HDU - 2586 - How far away ? (最短路)

本文详细解析HDU-2586-Howfaraway?问题,探讨在一个带权无向图中求解任意两点间最短路径的有效算法。通过对比Floyd算法与Dijkstra算法,最终采用深度优先搜索(DFS)实现简单粗暴的解决方案,适用于数据量适中的场景。

HDU - 2586 - How far away ? (最短路)

There are n houses in the village and some bidirectional roads connecting them. Every day peole always like to ask like this “How far is it if I want to go from house A to house B”? Usually it hard to answer. But luckily int this village the answer is always unique, since the roads are built in the way that there is a unique simple path(“simple” means you can’t visit a place twice) between every two houses.

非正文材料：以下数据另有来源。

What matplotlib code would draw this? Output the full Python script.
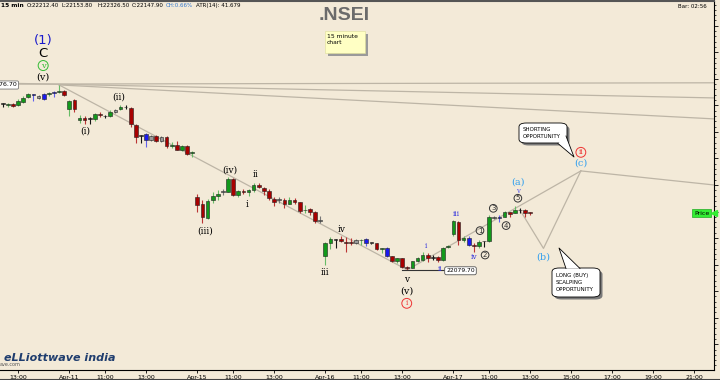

Yout task is to answer all these curious people.
Input
First line is a single integer T(T<=10), indicating the number of test cases.
For each test case,in the first line there are two numbers n(2<=n<=40000) and m (1<=m<=200),the number of houses and the number of queries. The following n-1 lines each consisting three numbers i,j,k, separated bu a single space, meaning that there is a road connecting house i and house j,with length k(0<k<=40000).The houses are labeled from 1 to n.
Next m lines each has distinct integers i and j, you areato answer the distance between house i and house j.
Output
For each test case,output m lines. Each line represents the answer of the query. Output a bland line after each test case.
Sample Input
2
3 2
1 2 10
3 1 15
1 2
2 3

2 2
1 2 100
1 2
2 1
Sample Output
10
25
100
100

题目大意:

给你一个带权无向图,有n个顶点,n-1条边。然后有m次询问,每次询问 有 a b两个数,需要输出a b 之间的最短路。

抽象一下,就是求任意两点之间的最短路。

解题思路:

任意两点最短路???首先想到的肯定是Floyd算法,但是。。。数据量n=1e4…复杂度0(n3)肯定是不行的
然后我就考虑把询问里的数按出现次序排序,然后先用Dijkstra跑出现次数最多的顶点w为起点的最短路,然后把结果用个 标记数组 book[i][j]记录下来,然后遇到已经跑过的最短路,也就是book数组里有的就直接输出,然后每次都跑Dijkstra。。。虽然i想的很美好,但是却给我显示超内存了???

无奈之下,上网搜了一波题解
题解上用dfs每次询问,找一下最短路。。。简单粗暴又实用。。。数据量是1e4 边数 也是1e4的数据量 询问数<100…所以也不会超时。。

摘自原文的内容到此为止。